The Hohokam had a less well understood structure that had a raised floor, fire pit and schist stone risers, and may have functioned in the same way as kiva silos and olla granaries. Although burials are common in Hohokam pit houses, there is no burial documented in this room excavated by Emil Haury.
My original proposal, based on a study of the Paquimé

  granaries, is that the Anasazi used live coals in the hearth below the humidity control box to manage environmental conditions in the storage chamber above. The smoke and tannins released from the charcoal helped flavor, preserve, and protect the stored grain from mold, insect and rodent pests. Robert M. Adams, the archaeologist who proposed this very ingenious theory, also observes that carbon monoxide from a sealed chamber is a very effective pesticide that has no harmful effect on grain as a food product.
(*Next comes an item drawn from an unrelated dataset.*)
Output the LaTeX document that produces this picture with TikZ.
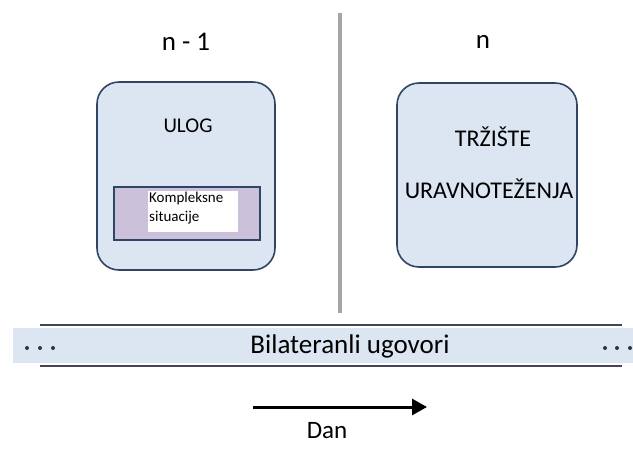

Kivas, however, are very dangerous to humans who might be using these small, dark, and smokey chambers as emergency living quarters. This storage strategy helped the Anasazi and Paquimé people survive many droughts and contra-indicates living quarters and religious chambers.

It is important that there are no burials in the round rooms of Pueblo Bonito, said Roger Moore, an archaeologist at Chaco Culture Park. It is also significant that there are no burials in Granary Row at Pumpkin Center or School House Point. It is clear that these peoples avoided burials in food storage facilities. Burials are not associated with Granary Row at Pueblo Bonito or Salado granaries, further supporting our hypothesis for long-term food storage.